Zz -- thanks for the very relevant response... despite my starting this thread in the wrong forum! You suggest that -- treating this as a physics question -- we should be able to do an experiment that gives us an answer.
The thing is, any conceivable experiment we perform -- tracking the motion of an electron in a vacuum, for example -- will involve making space and time measurements using atomic matter. If that's so, it's maybe impossible to test whether the spacetime structure we observe depends on the existence of atomic matter. That would makes it a useless question from the standpoint of normal, everyday physics.
The reason I think the question might not be useless is this. Our current theories tell us that atoms first came into being something like 300,000 years after the universe began. Those theories also explain a lot about the universe, on the assumption that the structure of space and time and the laws of physics were well-defined and essentially the same as they are today, going back all the way to the first microseconds. So there is a lot of evidence that says, spacetime structure has nothing to do with atoms!
Yet, Quantum Mechanics gives us a general prescription that at the fundamental level, if something isn't measured, it should be described as a superposition of all its possible states. So it might make sense to imagine that before there were atoms, space and time (and physical laws) should be described as a superposition of all possible configurations, and that the emergence of atoms amounted to a cosmic "measurement event" in which one configuration was selected that was capable of defining / measuring itself.

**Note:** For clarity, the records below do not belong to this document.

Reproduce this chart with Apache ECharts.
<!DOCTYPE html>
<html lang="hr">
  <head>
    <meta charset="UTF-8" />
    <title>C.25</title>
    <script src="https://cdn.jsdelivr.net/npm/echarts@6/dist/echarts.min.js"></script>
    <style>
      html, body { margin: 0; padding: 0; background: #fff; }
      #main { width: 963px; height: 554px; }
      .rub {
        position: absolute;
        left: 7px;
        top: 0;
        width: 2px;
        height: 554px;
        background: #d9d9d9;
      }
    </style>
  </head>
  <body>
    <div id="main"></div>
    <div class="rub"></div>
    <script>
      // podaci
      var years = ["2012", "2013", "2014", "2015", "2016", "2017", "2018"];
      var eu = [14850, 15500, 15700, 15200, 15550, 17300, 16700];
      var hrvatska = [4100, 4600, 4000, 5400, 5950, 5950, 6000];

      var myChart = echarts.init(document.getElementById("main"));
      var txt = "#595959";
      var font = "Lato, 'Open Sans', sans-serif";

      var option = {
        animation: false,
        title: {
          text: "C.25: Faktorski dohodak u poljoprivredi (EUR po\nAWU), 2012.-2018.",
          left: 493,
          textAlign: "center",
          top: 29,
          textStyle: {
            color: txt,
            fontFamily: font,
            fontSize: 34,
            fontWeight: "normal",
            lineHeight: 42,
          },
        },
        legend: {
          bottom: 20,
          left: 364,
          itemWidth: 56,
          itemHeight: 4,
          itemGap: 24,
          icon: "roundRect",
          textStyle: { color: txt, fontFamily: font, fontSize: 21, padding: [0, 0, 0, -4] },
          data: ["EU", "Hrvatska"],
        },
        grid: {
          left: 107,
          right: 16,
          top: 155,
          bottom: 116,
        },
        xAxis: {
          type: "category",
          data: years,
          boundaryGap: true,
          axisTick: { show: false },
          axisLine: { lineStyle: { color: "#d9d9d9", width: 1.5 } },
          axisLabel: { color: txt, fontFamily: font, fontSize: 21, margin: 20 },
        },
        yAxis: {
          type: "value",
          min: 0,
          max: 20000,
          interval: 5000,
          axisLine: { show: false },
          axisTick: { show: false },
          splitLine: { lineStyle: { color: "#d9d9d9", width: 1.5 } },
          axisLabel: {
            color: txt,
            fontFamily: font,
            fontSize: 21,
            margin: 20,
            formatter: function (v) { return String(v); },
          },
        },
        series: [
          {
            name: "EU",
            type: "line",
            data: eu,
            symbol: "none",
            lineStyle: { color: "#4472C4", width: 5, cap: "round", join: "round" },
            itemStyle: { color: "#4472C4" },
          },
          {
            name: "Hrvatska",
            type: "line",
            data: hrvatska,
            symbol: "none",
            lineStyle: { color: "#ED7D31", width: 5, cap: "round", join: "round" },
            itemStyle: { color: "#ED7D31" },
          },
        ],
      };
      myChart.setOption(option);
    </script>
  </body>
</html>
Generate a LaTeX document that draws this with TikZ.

Since we ourselves exist within that configuration, and gather all our data using atomic matter (and the laws of physics that support it), perhaps it makes sense that we can now construct a consistent history of our universe going back long before there were atoms... as if those same principles were always valid.
But in QM, you can verify the existence of superpositions by showing interference between alternate possibilities. If there's no possibility of doing that with respect to different pre-atomic configurations of our universe, this again may not be a testable hypothesis.
Even so, it might turn out to be a way of explaining why the complicated structure of the laws of physics is the way it is. It seems to open up the possibility of a functional analysis, where we could say -- we have to have several different fundamental stuctures, like the electromagnetic field and the gravitational field, because we can only measure and define anyone of them in terms of the others. The laws of physics need to be "finely-tuned" to support the existence of stable, steadily oscillating structures like atoms, because those structures are needed to measure space and time, etc.
Physics already gives us specific dependencies between matter and gravitation, electric charge and the e/m field, etc. But we don't have an explanatory approach that can meaningfully ask, why we have these very different kinds of structure, and why they work so well together to support all the diverse phenomena in our universe. So asking about what it takes to measure (physically define) space and time is groping toward an approach that might eventually make those questions meaningful for physics.